Esquece-se (ou ignora-se) que o ritmo de crescimento não deve ultrapassar a capacidade de garantir segurança para quem faz o país crescer. Ou ir além da capacidade física e psicológica desse pessoal. Ou dos equipamentos utilizados. Ou do terreno. Ou da liberdade e da dignidade.
Dilma Rousseff dá uma migalha aqui, outra ali, quando abre pequenos concursos para repor os fiscais do trabalho que se aposentam ou pedem demissão. Mas o Sindicato Nacional dos Auditores Fiscais do Trabalho afirma que para repor o que havia na década de 90, o Brasil precisaria mais que dobrar a quantidade de pessoas verificando condições de trabalho. Sem isso, não há como checar os canteiros de obras pelo país. Sabe quando isso vai acontecer? No momento em que marreta criar asas.

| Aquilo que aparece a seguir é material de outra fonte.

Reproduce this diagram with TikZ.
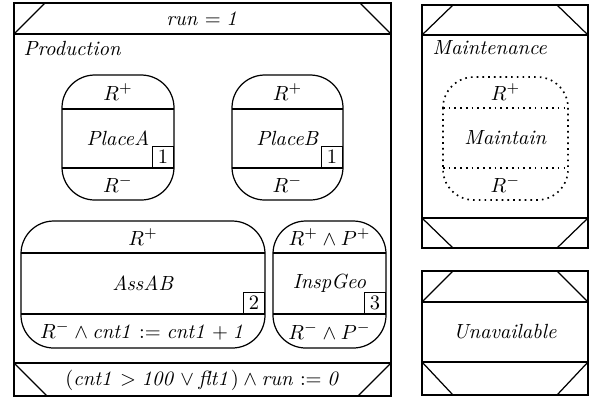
\documentclass[tikz,border=0pt]{standalone}
\begin{document}
\begin{tikzpicture}[x=0.4878pt,y=-0.4878pt,line width=0.6pt,
  lbl/.style={inner sep=0pt},
  num/.style={draw,line width=0.6pt,minimum size=10.2pt,inner sep=0pt,anchor=south east},
  statebox/.style={rounded corners=16pt},
  dotbox/.style={dotted,line width=0.8pt,rounded corners=15pt}]
\useasboundingbox (0,0) rectangle (590,398);
% Production super state
\draw (14,3) rectangle (391,396);
\draw (14,34) -- (391,34);
\draw (14,34) -- (45,3);
\draw (360,3) -- (391,34);
\draw (14,363) -- (391,363);
\draw (14,363) -- (47,396);
\draw (391,363) -- (358,396);
\node[lbl] (runtop) at (203,19) {$\mathit{run} = \mathit{1}$};
\node[lbl,anchor=west] (prod) at (23,48) {\textit{Production}};
\node[lbl] (runbot) at (203,380) {$(\mathit{cnt1} > \mathit{100} \vee \mathit{flt1}) \wedge \mathit{run} := \mathit{0}$};
% PlaceA
\draw[statebox] (62,75) rectangle (174,200);
\draw (62,109) -- (174,109);
\draw (62,168) -- (174,168);
\node[lbl] (paT) at (118,92) {$R^+$};
\node[lbl] (paM) at (118,138) {\textit{PlaceA}};
\node[lbl] (paB) at (118,184) {$R^-$};
\node[num] (paN) at (174,168) {1};
% PlaceB
\draw[statebox] (232,75) rectangle (343,200);
\draw (232,109) -- (343,109);
\draw (232,168) -- (343,168);
\node[lbl] (pbT) at (287.5,92) {$R^+$};
\node[lbl] (pbM) at (287.5,138) {\textit{PlaceB}};
\node[lbl] (pbB) at (287.5,184) {$R^-$};
\node[num] (pbN) at (343,168) {1};
% AssAB
\draw[statebox] (21,221) rectangle (265,348);
\draw (21,253) -- (265,253);
\draw (21,314) -- (265,314);
\node[lbl] (asT) at (143,237) {$R^+$};
\node[lbl] (asM) at (143,283) {\textit{AssAB}};
\node[lbl] (asB) at (143,331) {$R^- \wedge \mathit{cnt1} := \mathit{cnt1} + \mathit{1}$};
\node[num] (asN) at (265,314) {2};
% InspGeo
\draw[statebox] (273,221) rectangle (386,348);
\draw (273,253) -- (386,253);
\draw (273,314) -- (386,314);
\node[lbl] (igT) at (329.5,237) {$R^+ \wedge P^+$};
\node[lbl] (igM) at (329.5,283) {\textit{InspGeo}};
\node[lbl] (igB) at (329.5,331) {$R^- \wedge P^-$};
\node[num] (igN) at (386,314) {3};
% Maintenance
\draw (422,5) rectangle (588,248);
\draw (422,35) -- (588,35);
\draw (422,35) -- (453,5);
\draw (557,5) -- (588,35);
\draw (422,218) -- (588,218);
\draw (422,218) -- (453,248);
\draw (588,218) -- (557,248);
\node[lbl,anchor=west] (maint) at (432,48) {\textit{Maintenance}};
\draw[dotbox] (443,77) rectangle (568,200);
\draw[dotted,line width=0.8pt] (443,108) -- (568,108);
\draw[dotted,line width=0.8pt] (443,168) -- (568,168);
\node[lbl] (mT) at (505.5,92) {$R^+$};
\node[lbl] (mM) at (505.5,138) {\textit{Maintain}};
\node[lbl] (mB) at (505.5,184) {$R^-$};
% Unavailable
\draw (422,271) rectangle (588,395);
\draw (422,302) -- (588,302);
\draw (422,302) -- (453,271);
\draw (557,271) -- (588,302);
\draw (422,362) -- (588,362);
\draw (422,362) -- (453,395);
\draw (588,362) -- (557,395);
\node[lbl] (unav) at (505,332) {\textit{Unavailable}};
\end{tikzpicture}
\end{document}
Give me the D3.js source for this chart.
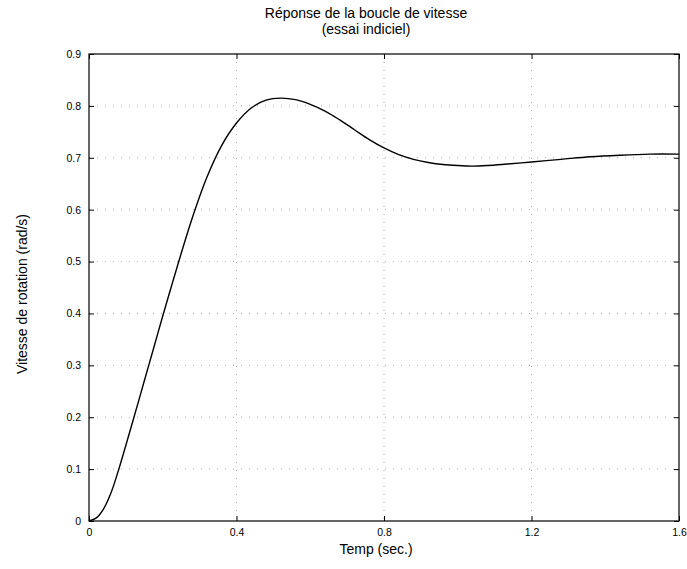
<!DOCTYPE html>
<html>
<head>
<meta charset="utf-8">
<script src="https://cdn.jsdelivr.net/npm/d3@7"></script>
<style>
  body { margin: 0; background: #fff; }
  text { font-family: "Liberation Sans", Arial, sans-serif; fill: #000; }
</style>
</head>
<body>
<div id="chart"></div>
<script>
//tick labels
const xTicks = [0, 0.4, 0.8, 1.2, 1.6];
const yTicks = [0, 0.1, 0.2, 0.3, 0.4, 0.5, 0.6, 0.7, 0.8, 0.9];

//step response samples (time in s, speed in rad/s)
const timeVals = [0, 0.02, 0.04, 0.06, 0.08, 0.10, 0.12, 0.14, 0.16, 0.18, 0.20, 0.24, 0.28, 0.32, 0.36,
                  0.40, 0.44, 0.48, 0.52, 0.56, 0.60, 0.64, 0.68, 0.72, 0.76, 0.80, 0.84, 0.88, 0.92,
                  0.96, 1.00, 1.04, 1.08, 1.12, 1.20, 1.28, 1.36, 1.44, 1.52, 1.60];
const speedVals = [0, 0.006, 0.024, 0.055, 0.098, 0.146, 0.195, 0.245, 0.295, 0.345, 0.395, 0.492, 0.584, 0.663, 0.724,
                   0.767, 0.796, 0.811, 0.815, 0.812, 0.803, 0.790, 0.773, 0.754, 0.735, 0.719, 0.706, 0.697, 0.691,
                   0.687, 0.685, 0.684, 0.685, 0.687, 0.692, 0.697, 0.702, 0.705, 0.707, 0.707];

const titleLines = ['Réponse de la boucle de vitesse', '(essai indiciel)'];
const xLabel = 'Temp (sec.)';
const yLabel = 'Vitesse de rotation (rad/s)';

const W = 687, H = 569;
const margin = { top: 54, right: 8, bottom: 48, left: 89 };
const width = W - margin.left - margin.right;
const height = H - margin.top - margin.bottom;

const svg = d3.select('#chart').append('svg')
    .attr('width', W)
    .attr('height', H);

const g = svg.append('g').attr('transform', `translate(${margin.left},${margin.top})`);

const x = d3.scaleLinear().domain([0, 1.6]).range([0, width]);
const y = d3.scaleLinear().domain([0, 0.9]).range([height, 0]);

//dotted grid, faint like the scan
const grid = g.append('g').attr('class', 'grid')
    .attr('stroke', '#aaa').attr('stroke-width', 1).attr('stroke-dasharray', '1,7');
grid.selectAll('.gx').data(xTicks.slice(1, -1)).enter().append('line')
    .attr('x1', d => x(d)).attr('x2', d => x(d))
    .attr('y1', 0).attr('y2', height);
grid.selectAll('.gy').data(yTicks.slice(1, -1)).enter().append('line')
    .attr('x1', 0).attr('x2', width)
    .attr('y1', d => y(d)).attr('y2', d => y(d));

//axes with inward ticks (matlab style)
const fmt = d => d === 0 ? '0' : d3.format('.1f')(d);
const styleAxis = sel => {
    sel.select('.domain').remove();
    sel.selectAll('line').attr('stroke', '#000');
    sel.selectAll('text').style('font-size', '10.5px');
};
g.append('g').attr('transform', `translate(0,${height})`)
    .call(d3.axisBottom(x).tickValues(xTicks).tickFormat(fmt).tickSize(-5).tickPadding(8))
    .call(styleAxis);
g.append('g')
    .call(d3.axisLeft(y).tickValues(yTicks).tickFormat(fmt).tickSize(-5).tickPadding(8))
    .call(styleAxis);
g.append('g')
    .call(d3.axisTop(x).tickValues(xTicks).tickFormat('').tickSize(-5))
    .call(styleAxis);
g.append('g').attr('transform', `translate(${width},0)`)
    .call(d3.axisRight(y).tickValues(yTicks).tickFormat('').tickSize(-5))
    .call(styleAxis);

//box
g.append('rect')
    .attr('width', width).attr('height', height)
    .attr('fill', 'none').attr('stroke', '#000').attr('stroke-width', 1.2);

//response curve
const pts = timeVals.map((t, i) => [t, speedVals[i]]);
const line = d3.line()
    .x(d => x(d[0]))
    .y(d => y(d[1]))
    .curve(d3.curveCatmullRom.alpha(0.5));
g.append('path')
    .datum(pts)
    .attr('d', line)
    .attr('fill', 'none')
    .attr('stroke', '#000')
    .attr('stroke-width', 1.4);

//title
svg.selectAll('.title').data(titleLines).enter().append('text')
    .attr('x', 366)
    .attr('y', (d, i) => 18 + i * 16)
    .attr('text-anchor', 'middle')
    .style('font-size', '14px')
    .text(d => d);

//axis labels
svg.append('text')
    .attr('x', 376).attr('y', 554)
    .attr('text-anchor', 'middle')
    .style('font-size', '14px')
    .text(xLabel);
svg.append('text')
    .attr('transform', 'translate(27,294) rotate(-90)')
    .attr('text-anchor', 'middle')
    .style('font-size', '14px')
    .text(yLabel);
</script>
</body>
</html>
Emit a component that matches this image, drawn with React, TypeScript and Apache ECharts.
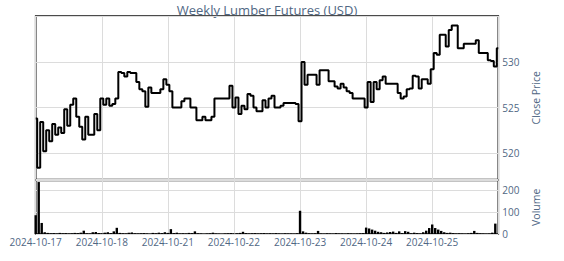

O problema, em boa parte dos casos, tem a mesma raiz: a terceirização tresloucada que torna a dignidade responsabilidade de ninguém. Mais ou menos assim:
Um consórcio contrata o Tio Patinhas para tocar um serviço, que subcontrata a Maga Patalógica, que subcontrata o Donald, que deixa tudo na mão de três pequenas empreiteiras do Zezinho, do Huguinho e do Luizinho. Às vezes, o Zezinho não tem as mínimas condições de assumir turmas de trabalhadores, mas toca o barco mesmo assim. Aí, sob pressão de prazo e custos, aparecem bizarrices, como falta de segurança, atrasos de salários maus tratos, trabalho escravo e até mortes. Depois, quando tudo isso acontece, Donald, Patalógica, Tio Patinhas e o consórcio dizem que o problema não é com eles. E aí, ninguém quer pagar o pato – literalmente. Ficam os trabalhadores a ver navios, como Patetas.
O projeto que está tramitando no Congresso Nacional para ampliar a terceirização legal no país tende a ratificar parte desses problemas, pois não responsabilizará legalmente o Tio Patinhas por trabalho escravo, por exemplo.
Quando o STF suspende uma política que funciona, há anos, pressionando economicamente as empresas a seguirem as regras, susta o direito à informação pública e reafirma o que todos já sabem: cimento vale mais do que sangue e suor por aqui.